Ten stupid things beginners do to mess up their contradance experience/Waiting to Be Asked
3. Waiting To Be Asked To Dance.Edit
Remember middle-school dances? Your first contradance can feel a lot like being back in middle-school, either sitting around the wall waiting impatiently for someone to notice you and come over to ask you to dance, or trying to get your courage up to ask someone else to dance when you don't know anybody (this dynamic has a lot to do with Stupid Thing #4, actually). However, contradance isn't like a middle-school dance. This is social dance, and a partner is your “ticket” to the dance – you can't dance without one, but you won't be dancing only with them. Also, traditionally, you don't dance with the same partners twice in a row (some don't dance with the same partner twice in an evening), so being a partner once in the evening doesn't have that baggage of romantic interest or commitment we had in middle-school dances.
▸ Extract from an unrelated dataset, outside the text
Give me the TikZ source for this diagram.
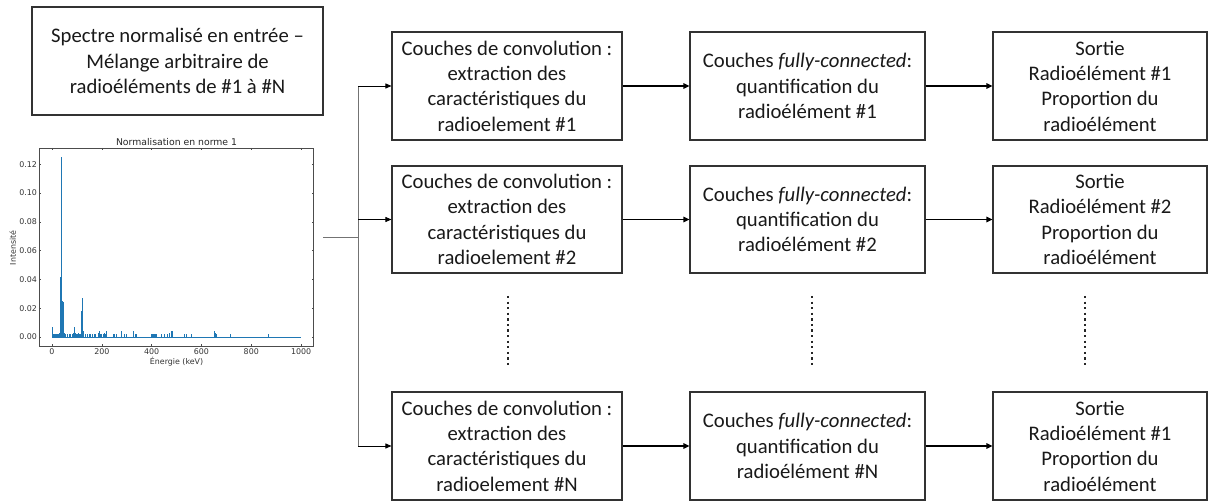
\documentclass[tikz,border=0pt]{standalone}
\usepackage{fontspec}
\setmainfont{Carlito}
\newfontfamily\plotfont{DejaVu Sans}
\usetikzlibrary{arrows.meta}
\definecolor{mplblue}{RGB}{31,119,180}
\definecolor{boxline}{RGB}{50,50,50}
\tikzset{
  blk/.style={draw=boxline, line width=1.1pt, align=center, inner sep=2pt,
    font=\fontsize{20.7pt}{25.3pt}\selectfont, text=black!90},
  feed/.style={draw=black!55, line width=0.8pt},
  thinarrow/.style={draw=black, line width=0.8pt, -{Triangle[length=6pt,width=5pt]}},
  thickarrow/.style={draw=black, line width=1.6pt, -{Triangle[length=6pt,width=5.5pt]}},
  dotline/.style={draw=black!85, line width=2.2pt, dash pattern=on 2.2pt off 3.38pt},
  ticklab/.style={font=\plotfont\fontsize{7.9pt}{9pt}\selectfont, text=black!80, inner sep=1pt},
  spike/.style={draw=mplblue, line width=0.7pt},
}
\begin{document}
\begin{tikzpicture}[x=1pt, y=-1pt]
\useasboundingbox (0,0) rectangle (1208,502);

% input box
\node[blk, minimum width=291pt, minimum height=108pt] (inbox) at (177.5,61)
  {Spectre normalisé en entrée –\\Mélange arbitraire de\\radioéléments de \#1 à \#N};

% spectrum plot
\begin{scope}[shift={(52pt,-337pt)}, x=0.2491pt, y=1440pt]
  \draw[black!70, line width=0.6pt] (-50,-0.00625) rectangle (1050,0.13125);
  \foreach \e in {0,200,400,600,800,1000} {
    \draw[black!70, line width=0.5pt] (\e,-0.00625) -- ++(0,0.0015);
    \draw[black!70, line width=0.5pt] (\e,0.13125) -- ++(0,-0.0015);
    \node[ticklab, anchor=north] (xt\e) at (\e,-0.0072) {\e};
  }
  \foreach \v/\l in {0/0.00,0.02/0.02,0.04/0.04,0.06/0.06,0.08/0.08,0.10/0.10,0.12/0.12} {
    \draw[black!70, line width=0.5pt] (-50,\v) -- ++(7,0);
    \draw[black!70, line width=0.5pt] (1050,\v) -- ++(-7,0);
    \node[ticklab, anchor=east] (yt\l) at (-56,\v) {\l};
  }
  \node[font=\plotfont\fontsize{9.3pt}{10pt}\selectfont, text=black!85, anchor=south, inner sep=1pt] (ptitle) at (500,0.1322) {Normalisation en norme 1};
  \node[ticklab] (xlab) at (500,-0.0168) {Énergie (keV)};
  \node[ticklab, rotate=90] (ylab) at (-157,0.0618) {Intensité};
  \draw[spike] (0,0) -- (1000,0);
  \foreach \e/\h in {2/0.007,6/0.002,10/0.002,14/0.002,18/0.002,22/0.002,26/0.002,30/0.003,
     32/0.042,34/0.042,36/0.006,37/0.125,38/0.125,40/0.008,42/0.025,44/0.024,46/0.004,49/0.003,
     55/0.002,62/0.002,68/0.002,74/0.002,80/0.002,85/0.003,90/0.007,93/0.003,97/0.002,102/0.002,
     106/0.003,110/0.002,114/0.002,118/0.018,120/0.027,123/0.027,127/0.004,133/0.002,140/0.002,
     150/0.002,155/0.002,160/0.002,170/0.002,176/0.002,185/0.003,190/0.004,194/0.002,200/0.002,
     205/0.002,210/0.003,215/0.002,220/0.004,245/0.002,250/0.002,258/0.002,280/0.004,
     290/0.002,300/0.002,325/0.004,335/0.002,340/0.002,400/0.002,404/0.002,408/0.002,
     412/0.002,416/0.002,420/0.002,440/0.002,450/0.002,465/0.002,470/0.003,480/0.004,
     484/0.004,530/0.002,540/0.002,560/0.002,650/0.004,653/0.003,656/0.003,660/0.002,
     715/0.002,870/0.002} {
    \draw[spike] (\e,0) -- (\e,\h);
  }
\end{scope}

% column 1: convolution
\node[blk, minimum width=230pt, minimum height=108pt] (c1r1) at (507,86)
  {Couches de convolution :\\extraction des\\caractéristiques du\\radioelement \#1};
\node[blk, minimum width=230pt, minimum height=107pt] (c1r2) at (507,219.5)
  {Couches de convolution :\\extraction des\\caractéristiques du\\radioelement \#2};
\node[blk, minimum width=230pt, minimum height=108pt] (c1rN) at (507,446)
  {Couches de convolution :\\extraction des\\caractéristiques du\\radioelement \#N};

% column 2: fully connected
\node[blk, minimum width=235pt, minimum height=108pt] (c2r1) at (807.5,86)
  {Couches \textit{fully-connected}:\\quantification du\\radioélément \#1};
\node[blk, minimum width=235pt, minimum height=107pt] (c2r2) at (807.5,219.5)
  {Couches \textit{fully-connected}:\\quantification du\\radioélément \#2};
\node[blk, minimum width=235pt, minimum height=108pt] (c2rN) at (807.5,446)
  {Couches \textit{fully-connected}:\\quantification du\\radioélément \#N};

% column 3: output
\node[blk, minimum width=214pt, minimum height=108pt] (c3r1) at (1100,86)
  {Sortie\\Radioélément \#1\\Proportion du\\radioélément};
\node[blk, minimum width=214pt, minimum height=107pt] (c3r2) at (1100,219.5)
  {Sortie\\Radioélément \#2\\Proportion du\\radioélément};
\node[blk, minimum width=214pt, minimum height=108pt] (c3rN) at (1100,446)
  {Sortie\\Radioélément \#1\\Proportion du\\radioélément};

% feed connectors
\coordinate (plotout) at (323,237);
\coordinate (split) at (358,237);
\draw[feed] (plotout) -- (split);
\draw[feed] (split |- c1r1.west) -- (split |- c1rN.west);
\draw[thinarrow] (split |- c1r1.west) -- (c1r1.west);
\draw[thinarrow] (split |- c1r2.west) -- (c1r2.west);
\draw[thinarrow] (split |- c1rN.west) -- (c1rN.west);

% row arrows
\draw[thickarrow] (c1r1.east) -- (c2r1.west);
\draw[thickarrow] (c1r2.east) -- (c2r2.west);
\draw[thickarrow] (c1rN.east) -- (c2rN.west);
\draw[thickarrow] (c2r1.east) -- (c3r1.west);
\draw[thickarrow] (c2r2.east) -- (c3r2.west);
\draw[thickarrow] (c2rN.east) -- (c3rN.west);

% ellipsis dots
\coordinate (d1a) at (508,296); \coordinate (d1b) at (508,366);
\coordinate (d2a) at (812,296); \coordinate (d2b) at (812,366);
\coordinate (d3a) at (1085,296); \coordinate (d3b) at (1085,366);
\draw[dotline] (d1a) -- (d1b);
\draw[dotline] (d2a) -- (d2b);
\draw[dotline] (d3a) -- (d3b);
\end{tikzpicture}
\end{document}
Experienced dancers will frequently look close to them when picking partners, so being on the floor (as opposed to sitting on a chair at the side of the room) will substantially improve your chances of being asked to dance. (Dancers tend to assume that those sitting on the side are resting, although some will ask sitters if the standing dancers are already all partnered up). It's also quite acceptable in the contradance communities for women to ask men to dance. If you know you want to dance with a particular partner, and you've sat out a dance, you can even move yourself toward that intended partner during the final chord and applause at the end of the dance sequence to be available for asking or just ask them.
Some experienced dancers are also afraid of asking strangers to dance, but a smile and inquiring glance with your hand up will usually be sufficient to let them know what you have in mind.